Column コラム

100%利他 × 高校生

2021.06.19

関東も梅雨に入りました。畑と田んぼに関わるようになってから、梅雨入りすると安心する自分がいます。みなさんはいかがお過ごしでしょうか。

今回は100%利他の経験と高校生だからこそできた医療行為の可能性について、ご紹介します。

本校では、社会と学校を接続する教育活動の1つで、オンラインを活用したライブ授業を実施しています。この活動の目的は、様々な職種の大人との対話を通じて、生徒1人ひとりの学びの目的を明確化していくことです。展開としては、生徒たちで取材してみたい人や分野の希望を出し合います。クラスの仲間の挑戦はみんなで応援したり、一緒に参加してみるというグランドルールの合意のもと、生徒たちと先生たちでアポを取りながら、アポが取れたら基本的にはみんなでお話を聞きます。アポの時間は平均して30分。オンラインによってできるようになった新しい教育手法の1つです。1学期はすでに5人の大人がお話をしてくれているのですが、その中でも地方医療に尽力するお医者さんのお話を今回は共有させていただきます。

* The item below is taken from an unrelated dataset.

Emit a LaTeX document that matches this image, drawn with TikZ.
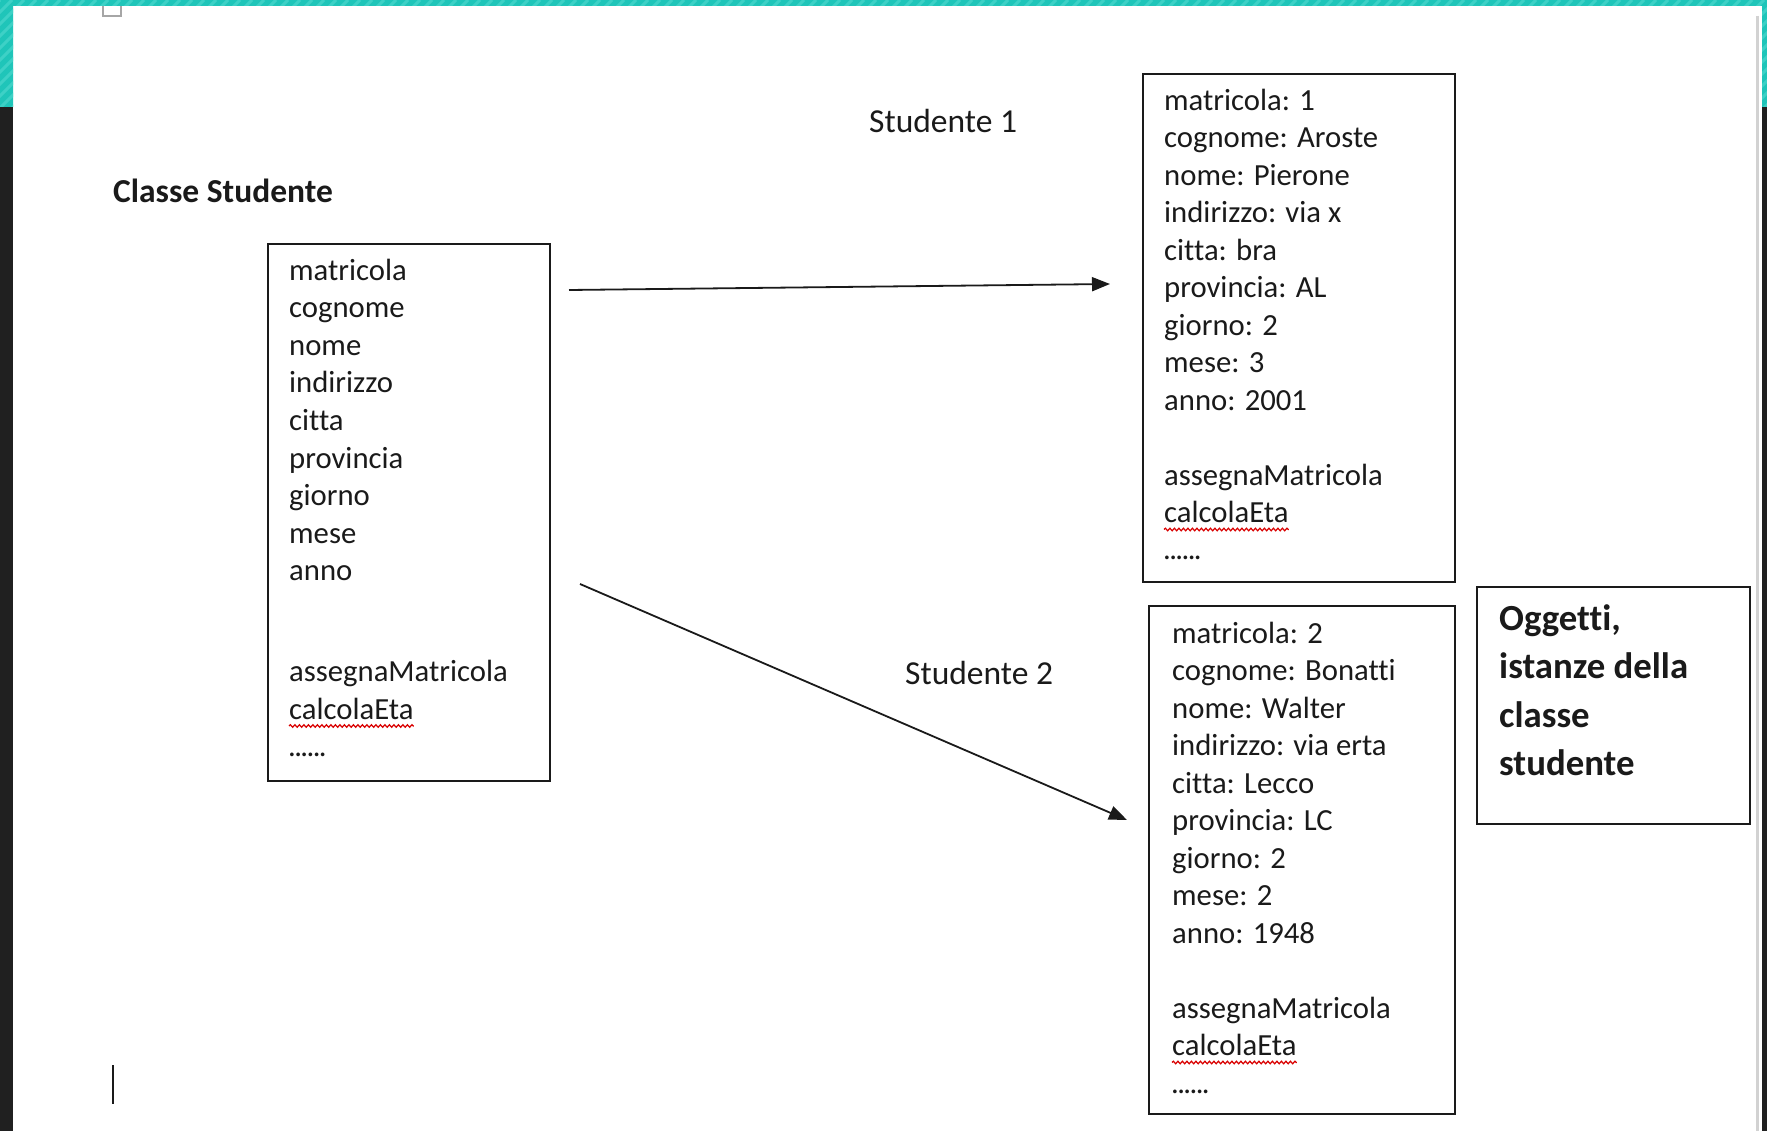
\documentclass[tikz,border=0pt]{standalone}
\usepackage{fontspec}
\setmainfont[Ligatures=NoCommon]{Carlito}
\usetikzlibrary{arrows.meta,decorations.pathmorphing}
\definecolor{tealA}{HTML}{1FC5B9}
\definecolor{tealB}{HTML}{3DD1C6}
\definecolor{darkbar}{HTML}{202020}
\definecolor{ink}{HTML}{1A1A1A}
\begin{document}
\begin{tikzpicture}[x=1pt,y=-1pt,
  txt/.style={anchor=base west,inner sep=0pt,text=ink,font=\fontsize{30.7}{37.5}\selectfont},
  lbltxt/.style={txt,font=\fontsize{33.5}{40}\selectfont},
  btxt/.style={txt,font=\fontsize{33.5}{40}\selectfont\bfseries},
  bigtxt/.style={txt,font=\fontsize{36.8}{48}\selectfont\bfseries},
  frame/.style={draw=ink,line width=2pt,anchor=north west,inner sep=0pt},
  conn/.style={line width=1.8pt,draw=ink,-{Triangle[length=18pt,width=14pt]}},
  wavy/.style={draw=red!85!black,line width=1.2pt,decorate,decoration={snake,amplitude=1.3pt,segment length=4.5pt}}]
\useasboundingbox (0,0) rectangle (1767,1131);
\fill[white] (0,0) rectangle (1767,1131);
% window frame
\draw[gray!70,line width=1.5pt] (103,-2) rectangle (121,16);
\fill[darkbar] (0,107) rectangle (13,1131);
\fill[darkbar] (1762,107) rectangle (1767,1131);
\begin{scope}
  \clip (0,0) rectangle (1767,6) (0,0) rectangle (13,107) (1762,0) rectangle (1767,107);
  \fill[tealA] (0,0) rectangle (1767,107);
  \foreach \i in {0,12,...,1880} \draw[tealB,line width=3pt] (\i,0) -- ++(-110,110);
\end{scope}
\draw[gray!35,line width=3pt] (1757,16) -- (1757,1131);

% title
\node[btxt] (title) at (113,203) {Classe Studente};

% class box
\node[frame,minimum width=282pt,minimum height=537pt] (cls) at (267,243) {};
\foreach \t [count=\i from 0] in {matricola,cognome,nome,indirizzo,citta,provincia,giorno,mese,anno}
  \node[txt] (cls-\i) at (289,{280.5+37.5*\i}) {\t};
\node[txt] (cls-m1) at (289,681) {assegnaMatricola};
\node[txt] (cls-m2) at (289,719) {calcolaEta};
\node[txt] (cls-d) at (289,756) {\kern-1pt.\kern-1.6pt.\kern-1.6pt.\kern-1.6pt.\kern-1.6pt.\kern-1.6pt.};
\draw[wavy] ([yshift=-7pt]cls-m2.base west) -- ([yshift=-7pt]cls-m2.base east);

% object 1
\node[frame,minimum width=312pt,minimum height=508pt] (ob1) at (1142,73) {};
\foreach \t [count=\i from 0] in {matricola: 1,cognome: Aroste,nome: Pierone,indirizzo: via x,citta: bra,provincia: AL,giorno: 2,mese: 3,anno: 2001}
  \node[txt] (ob1-\i) at (1164,{110.5+37.5*\i}) {\t};
\node[txt] (ob1-m1) at (1164,485) {assegnaMatricola};
\node[txt] (ob1-m2) at (1164,522.5) {calcolaEta};
\node[txt] (ob1-d) at (1164,559) {\kern-1pt.\kern-1.6pt.\kern-1.6pt.\kern-1.6pt.\kern-1.6pt.\kern-1.6pt.};
\draw[wavy] ([yshift=-7pt]ob1-m2.base west) -- ([yshift=-7pt]ob1-m2.base east);

% object 2
\node[frame,minimum width=306pt,minimum height=508pt] (ob2) at (1148,605) {};
\foreach \t [count=\i from 0] in {matricola: 2,cognome: Bonatti,nome: Walter,indirizzo: via erta,citta: Lecco,provincia: LC,giorno: 2,mese: 2,anno: 1948}
  \node[txt] (ob2-\i) at (1172,{643+37.5*\i}) {\t};
\node[txt] (ob2-m1) at (1172,1018) {assegnaMatricola};
\node[txt] (ob2-m2) at (1172,1055.5) {calcolaEta};
\node[txt] (ob2-d) at (1172,1093) {\kern-1pt.\kern-1.6pt.\kern-1.6pt.\kern-1.6pt.\kern-1.6pt.\kern-1.6pt.};
\draw[wavy] ([yshift=-7pt]ob2-m2.base west) -- ([yshift=-7pt]ob2-m2.base east);

% note box
\node[frame,minimum width=273pt,minimum height=237pt] (note) at (1476,586) {};
\node[bigtxt] (n1) at (1499,630) {Oggetti,};
\node[bigtxt] (n2) at (1499,678) {istanze della};
\node[bigtxt] (n3) at (1499,727) {classe};
\node[bigtxt] (n4) at (1499,775) {studente};

% labels
\node[lbltxt] (s1) at (869,133) {Studente 1};
\node[lbltxt] (s2) at (905,684) {Studente 2};

% connectors
\coordinate (a1s) at (569,290);
\coordinate (a1e) at (1110,284);
\coordinate (a2s) at (580,584);
\coordinate (a2e) at (1127,820);
\draw[conn] (a1s) -- (a1e);
\draw[conn] (a2s) -- (a2e);

% text cursor
\draw[ink,line width=2pt] (113,1065) -- (113,1104);
\end{tikzpicture}
\end{document}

医師であるE先生は、高校時代、漠然とですが「世界平和」を目標に掲げ、手段として医者になる道を選んだそうです。2度の浪人を経て医学部に合格し、研修医をしている年に東北大震災があり、現場に急行したことで、地方医療の必要性や医師不足に直面。都心では医者も看護師も自然と集まるが、世界平和を目指すためには、人が集まっていない地域で医療をすることで、今空いているピースを埋めていくことに気づき、現在につながる地方医療の道に進んだと自己紹介から始まりました。ここまでで10分程度。すでに一緒にお話を聞いていた高校生も、先生たちもE先生の生き方に魅了されていましたが、さらに素敵な時間に入っていきます。

E先生の病院では、積極的に高校生のインターンを受け入れているというのです。その理由は、「高校時代に100%利他の経験をしてから、残りの長い人生を設計して欲しい」という強い想いから始めてきたそうですが、受け入れてきた高校生の活動によって、医者ではなく学生だからこそできた医療行為がたくさんあり、若者が大人を救い、結果的には地域を救うという現場を何度も見てきて、今は積極的にインターンを受け入れているというのです。約1週間のインターンの間、高校生は1人の入院患者さんを担当します。高校生ですから、できることは主には患者さんとの「対話」。しかし、この「対話」がとても大切で、高校生だからこそ医者や看護師でも聞き出せない患者さんの想いを引き出していくのだそうです。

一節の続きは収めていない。